INSTRUCTION
Write out the data again in full, exactly as it reads.

RECORDED INFORMATION

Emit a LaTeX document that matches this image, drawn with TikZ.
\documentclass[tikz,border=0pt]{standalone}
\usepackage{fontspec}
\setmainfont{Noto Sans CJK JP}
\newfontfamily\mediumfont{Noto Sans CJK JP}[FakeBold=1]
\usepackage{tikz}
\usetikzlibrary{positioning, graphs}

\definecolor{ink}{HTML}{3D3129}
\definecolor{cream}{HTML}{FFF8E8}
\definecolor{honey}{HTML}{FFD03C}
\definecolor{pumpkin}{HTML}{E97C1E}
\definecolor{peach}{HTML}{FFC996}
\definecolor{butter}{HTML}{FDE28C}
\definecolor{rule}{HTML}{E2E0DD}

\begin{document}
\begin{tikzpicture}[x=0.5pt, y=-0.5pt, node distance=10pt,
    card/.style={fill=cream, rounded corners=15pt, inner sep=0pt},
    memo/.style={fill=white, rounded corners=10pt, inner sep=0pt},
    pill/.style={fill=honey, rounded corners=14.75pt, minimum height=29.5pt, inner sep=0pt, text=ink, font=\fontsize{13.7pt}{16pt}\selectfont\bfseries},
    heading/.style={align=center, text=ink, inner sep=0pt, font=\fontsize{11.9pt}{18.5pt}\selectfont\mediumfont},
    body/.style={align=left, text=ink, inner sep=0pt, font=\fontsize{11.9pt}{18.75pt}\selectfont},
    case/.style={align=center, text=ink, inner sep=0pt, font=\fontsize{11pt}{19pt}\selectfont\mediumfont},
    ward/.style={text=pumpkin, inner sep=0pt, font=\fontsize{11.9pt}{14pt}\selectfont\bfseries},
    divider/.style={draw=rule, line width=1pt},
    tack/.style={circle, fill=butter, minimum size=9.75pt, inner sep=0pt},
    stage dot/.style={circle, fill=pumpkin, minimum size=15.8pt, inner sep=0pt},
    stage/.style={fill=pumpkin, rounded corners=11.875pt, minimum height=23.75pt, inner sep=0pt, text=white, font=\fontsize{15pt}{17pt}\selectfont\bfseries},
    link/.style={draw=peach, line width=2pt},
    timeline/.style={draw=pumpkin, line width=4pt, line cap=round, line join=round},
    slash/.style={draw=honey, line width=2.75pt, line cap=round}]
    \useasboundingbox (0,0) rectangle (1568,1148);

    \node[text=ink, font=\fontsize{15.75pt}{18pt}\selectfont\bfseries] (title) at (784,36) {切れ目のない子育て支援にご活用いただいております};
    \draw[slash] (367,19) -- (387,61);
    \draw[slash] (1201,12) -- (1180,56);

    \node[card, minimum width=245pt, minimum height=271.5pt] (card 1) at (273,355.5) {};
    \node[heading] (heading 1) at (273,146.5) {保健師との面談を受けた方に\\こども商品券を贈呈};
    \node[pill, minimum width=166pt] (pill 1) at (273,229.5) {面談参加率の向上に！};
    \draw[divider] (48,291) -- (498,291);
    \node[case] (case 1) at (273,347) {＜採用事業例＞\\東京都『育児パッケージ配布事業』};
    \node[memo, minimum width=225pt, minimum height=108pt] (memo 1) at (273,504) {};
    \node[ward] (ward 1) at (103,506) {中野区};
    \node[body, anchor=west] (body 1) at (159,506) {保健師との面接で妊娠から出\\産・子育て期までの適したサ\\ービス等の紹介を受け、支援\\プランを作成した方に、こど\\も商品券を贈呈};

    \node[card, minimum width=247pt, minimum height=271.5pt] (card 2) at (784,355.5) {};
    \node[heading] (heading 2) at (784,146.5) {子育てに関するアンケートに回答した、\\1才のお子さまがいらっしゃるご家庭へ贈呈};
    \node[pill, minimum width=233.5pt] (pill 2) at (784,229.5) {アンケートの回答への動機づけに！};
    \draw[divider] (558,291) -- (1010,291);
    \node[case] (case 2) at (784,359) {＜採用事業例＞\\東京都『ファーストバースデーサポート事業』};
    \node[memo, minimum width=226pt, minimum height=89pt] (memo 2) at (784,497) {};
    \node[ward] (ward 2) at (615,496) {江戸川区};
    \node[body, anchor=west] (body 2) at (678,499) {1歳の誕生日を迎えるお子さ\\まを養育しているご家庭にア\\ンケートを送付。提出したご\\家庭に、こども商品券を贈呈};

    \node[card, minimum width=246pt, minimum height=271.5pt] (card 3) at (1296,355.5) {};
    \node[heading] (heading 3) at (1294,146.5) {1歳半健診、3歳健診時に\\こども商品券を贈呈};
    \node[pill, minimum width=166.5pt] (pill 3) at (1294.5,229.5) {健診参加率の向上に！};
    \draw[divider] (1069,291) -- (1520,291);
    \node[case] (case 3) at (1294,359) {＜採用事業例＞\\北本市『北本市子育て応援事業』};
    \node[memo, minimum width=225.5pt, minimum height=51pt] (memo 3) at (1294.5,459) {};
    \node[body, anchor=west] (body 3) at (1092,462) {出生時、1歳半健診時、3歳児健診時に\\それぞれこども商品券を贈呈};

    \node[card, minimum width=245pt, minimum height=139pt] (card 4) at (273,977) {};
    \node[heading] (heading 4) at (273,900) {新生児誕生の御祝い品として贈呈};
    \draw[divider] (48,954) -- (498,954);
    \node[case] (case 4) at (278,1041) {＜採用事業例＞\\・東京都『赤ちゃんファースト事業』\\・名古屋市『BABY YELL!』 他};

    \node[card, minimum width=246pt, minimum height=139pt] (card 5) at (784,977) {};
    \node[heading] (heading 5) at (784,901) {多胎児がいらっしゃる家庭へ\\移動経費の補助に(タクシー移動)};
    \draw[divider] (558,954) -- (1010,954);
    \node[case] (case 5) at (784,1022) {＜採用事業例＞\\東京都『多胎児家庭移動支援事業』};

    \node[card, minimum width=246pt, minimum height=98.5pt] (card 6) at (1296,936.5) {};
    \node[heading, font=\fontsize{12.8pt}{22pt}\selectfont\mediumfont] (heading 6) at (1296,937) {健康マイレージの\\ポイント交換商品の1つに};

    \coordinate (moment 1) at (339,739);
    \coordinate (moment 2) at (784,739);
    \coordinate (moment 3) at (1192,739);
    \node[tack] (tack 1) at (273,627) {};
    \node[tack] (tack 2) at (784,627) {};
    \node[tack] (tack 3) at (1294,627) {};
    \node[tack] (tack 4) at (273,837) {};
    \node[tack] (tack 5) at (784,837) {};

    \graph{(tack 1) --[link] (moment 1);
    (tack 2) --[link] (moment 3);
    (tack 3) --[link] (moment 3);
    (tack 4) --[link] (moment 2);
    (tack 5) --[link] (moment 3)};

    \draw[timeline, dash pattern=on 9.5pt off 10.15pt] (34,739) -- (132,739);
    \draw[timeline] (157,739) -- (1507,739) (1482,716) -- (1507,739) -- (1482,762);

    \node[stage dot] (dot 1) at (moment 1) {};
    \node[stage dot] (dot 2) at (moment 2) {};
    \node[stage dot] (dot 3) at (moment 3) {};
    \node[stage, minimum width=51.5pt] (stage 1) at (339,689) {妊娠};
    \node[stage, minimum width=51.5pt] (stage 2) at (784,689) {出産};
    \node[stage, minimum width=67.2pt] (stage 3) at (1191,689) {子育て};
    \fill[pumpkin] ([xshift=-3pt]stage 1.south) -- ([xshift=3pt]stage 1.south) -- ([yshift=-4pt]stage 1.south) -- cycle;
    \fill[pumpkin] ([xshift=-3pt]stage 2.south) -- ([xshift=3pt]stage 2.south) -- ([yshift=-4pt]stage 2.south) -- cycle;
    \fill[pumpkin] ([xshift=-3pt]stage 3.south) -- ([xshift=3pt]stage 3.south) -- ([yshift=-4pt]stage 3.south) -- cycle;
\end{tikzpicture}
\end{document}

SOLUTION FOR THIS TASK
Emit a LaTeX document that matches this image, drawn with TikZ.
\documentclass[tikz,border=0pt]{standalone}
\usepackage{fontspec}
\setmainfont{Noto Sans CJK JP}
\newfontfamily\mediumfont{Noto Sans CJK JP}[FakeBold=1]
\usepackage{tikz}
\usetikzlibrary{positioning, graphs}

\definecolor{ink}{HTML}{3D3129}
\definecolor{cream}{HTML}{FFF8E8}
\definecolor{honey}{HTML}{FFD03C}
\definecolor{pumpkin}{HTML}{E97C1E}
\definecolor{peach}{HTML}{FFC996}
\definecolor{butter}{HTML}{FDE28C}
\definecolor{rule}{HTML}{E2E0DD}

\begin{document}
\begin{tikzpicture}[x=0.5pt, y=-0.5pt, node distance=10pt,
    card/.style={fill=cream, rounded corners=15pt, inner sep=0pt},
    memo/.style={fill=white, rounded corners=10pt, inner sep=0pt},
    pill/.style={fill=honey, rounded corners=14.75pt, minimum height=29.5pt, inner sep=0pt, text=ink, font=\fontsize{13.7pt}{16pt}\selectfont\bfseries},
    heading/.style={align=center, text=ink, inner sep=0pt, font=\fontsize{11.9pt}{18.5pt}\selectfont\mediumfont},
    body/.style={align=left, text=ink, inner sep=0pt, font=\fontsize{11.9pt}{18.75pt}\selectfont},
    case/.style={align=center, text=ink, inner sep=0pt, font=\fontsize{11pt}{19pt}\selectfont\mediumfont},
    ward/.style={text=pumpkin, inner sep=0pt, font=\fontsize{11.9pt}{14pt}\selectfont\bfseries},
    divider/.style={draw=rule, line width=1pt},
    tack/.style={circle, fill=butter, minimum size=9.75pt, inner sep=0pt},
    stage dot/.style={circle, fill=pumpkin, minimum size=15.8pt, inner sep=0pt},
    stage/.style={fill=pumpkin, rounded corners=11.875pt, minimum height=23.75pt, inner sep=0pt, text=white, font=\fontsize{15pt}{17pt}\selectfont\bfseries},
    link/.style={draw=peach, line width=2pt},
    timeline/.style={draw=pumpkin, line width=4pt, line cap=round, line join=round},
    slash/.style={draw=honey, line width=2.75pt, line cap=round}]
    \useasboundingbox (0,0) rectangle (1568,1148);

    \node[text=ink, font=\fontsize{15.75pt}{18pt}\selectfont\bfseries] (title) at (784,36) {切れ目のない子育て支援にご活用いただいております};
    \draw[slash] (367,19) -- (387,61);
    \draw[slash] (1201,12) -- (1180,56);

    \node[card, minimum width=245pt, minimum height=271.5pt] (card 1) at (273,355.5) {};
    \node[heading] (heading 1) at (273,146.5) {保健師との面談を受けた方に\\こども商品券を贈呈};
    \node[pill, minimum width=166pt] (pill 1) at (273,229.5) {面談参加率の向上に！};
    \draw[divider] (48,291) -- (498,291);
    \node[case] (case 1) at (273,347) {＜採用事業例＞\\東京都『育児パッケージ配布事業』};
    \node[memo, minimum width=225pt, minimum height=108pt] (memo 1) at (273,504) {};
    \node[ward] (ward 1) at (103,506) {中野区};
    \node[body, anchor=west] (body 1) at (159,506) {保健師との面接で妊娠から出\\産・子育て期までの適したサ\\ービス等の紹介を受け、支援\\プランを作成した方に、こど\\も商品券を贈呈};

    \node[card, minimum width=247pt, minimum height=271.5pt] (card 2) at (784,355.5) {};
    \node[heading] (heading 2) at (784,146.5) {子育てに関するアンケートに回答した、\\1才のお子さまがいらっしゃるご家庭へ贈呈};
    \node[pill, minimum width=233.5pt] (pill 2) at (784,229.5) {アンケートの回答への動機づけに！};
    \draw[divider] (558,291) -- (1010,291);
    \node[case] (case 2) at (784,359) {＜採用事業例＞\\東京都『ファーストバースデーサポート事業』};
    \node[memo, minimum width=226pt, minimum height=89pt] (memo 2) at (784,497) {};
    \node[ward] (ward 2) at (615,496) {江戸川区};
    \node[body, anchor=west] (body 2) at (678,499) {1歳の誕生日を迎えるお子さ\\まを養育しているご家庭にア\\ンケートを送付。提出したご\\家庭に、こども商品券を贈呈};

    \node[card, minimum width=246pt, minimum height=271.5pt] (card 3) at (1296,355.5) {};
    \node[heading] (heading 3) at (1294,146.5) {1歳半健診、3歳健診時に\\こども商品券を贈呈};
    \node[pill, minimum width=166.5pt] (pill 3) at (1294.5,229.5) {健診参加率の向上に！};
    \draw[divider] (1069,291) -- (1520,291);
    \node[case] (case 3) at (1294,359) {＜採用事業例＞\\北本市『北本市子育て応援事業』};
    \node[memo, minimum width=225.5pt, minimum height=51pt] (memo 3) at (1294.5,459) {};
    \node[body, anchor=west] (body 3) at (1092,462) {出生時、1歳半健診時、3歳児健診時に\\それぞれこども商品券を贈呈};

    \node[card, minimum width=245pt, minimum height=139pt] (card 4) at (273,977) {};
    \node[heading] (heading 4) at (273,900) {新生児誕生の御祝い品として贈呈};
    \draw[divider] (48,954) -- (498,954);
    \node[case] (case 4) at (278,1041) {＜採用事業例＞\\・東京都『赤ちゃんファースト事業』\\・名古屋市『BABY YELL!』 他};

    \node[card, minimum width=246pt, minimum height=139pt] (card 5) at (784,977) {};
    \node[heading] (heading 5) at (784,901) {多胎児がいらっしゃる家庭へ\\移動経費の補助に(タクシー移動)};
    \draw[divider] (558,954) -- (1010,954);
    \node[case] (case 5) at (784,1022) {＜採用事業例＞\\東京都『多胎児家庭移動支援事業』};

    \node[card, minimum width=246pt, minimum height=98.5pt] (card 6) at (1296,936.5) {};
    \node[heading, font=\fontsize{12.8pt}{22pt}\selectfont\mediumfont] (heading 6) at (1296,937) {健康マイレージの\\ポイント交換商品の1つに};

    \coordinate (moment 1) at (339,739);
    \coordinate (moment 2) at (784,739);
    \coordinate (moment 3) at (1192,739);
    \node[tack] (tack 1) at (273,627) {};
    \node[tack] (tack 2) at (784,627) {};
    \node[tack] (tack 3) at (1294,627) {};
    \node[tack] (tack 4) at (273,837) {};
    \node[tack] (tack 5) at (784,837) {};

    \graph{(tack 1) --[link] (moment 1);
    (tack 2) --[link] (moment 3);
    (tack 3) --[link] (moment 3);
    (tack 4) --[link] (moment 2);
    (tack 5) --[link] (moment 3)};

    \draw[timeline, dash pattern=on 9.5pt off 10.15pt] (34,739) -- (132,739);
    \draw[timeline] (157,739) -- (1507,739) (1482,716) -- (1507,739) -- (1482,762);

    \node[stage dot] (dot 1) at (moment 1) {};
    \node[stage dot] (dot 2) at (moment 2) {};
    \node[stage dot] (dot 3) at (moment 3) {};
    \node[stage, minimum width=51.5pt] (stage 1) at (339,689) {妊娠};
    \node[stage, minimum width=51.5pt] (stage 2) at (784,689) {出産};
    \node[stage, minimum width=67.2pt] (stage 3) at (1191,689) {子育て};
    \fill[pumpkin] ([xshift=-3pt]stage 1.south) -- ([xshift=3pt]stage 1.south) -- ([yshift=-4pt]stage 1.south) -- cycle;
    \fill[pumpkin] ([xshift=-3pt]stage 2.south) -- ([xshift=3pt]stage 2.south) -- ([yshift=-4pt]stage 2.south) -- cycle;
    \fill[pumpkin] ([xshift=-3pt]stage 3.south) -- ([xshift=3pt]stage 3.south) -- ([yshift=-4pt]stage 3.south) -- cycle;
\end{tikzpicture}
\end{document}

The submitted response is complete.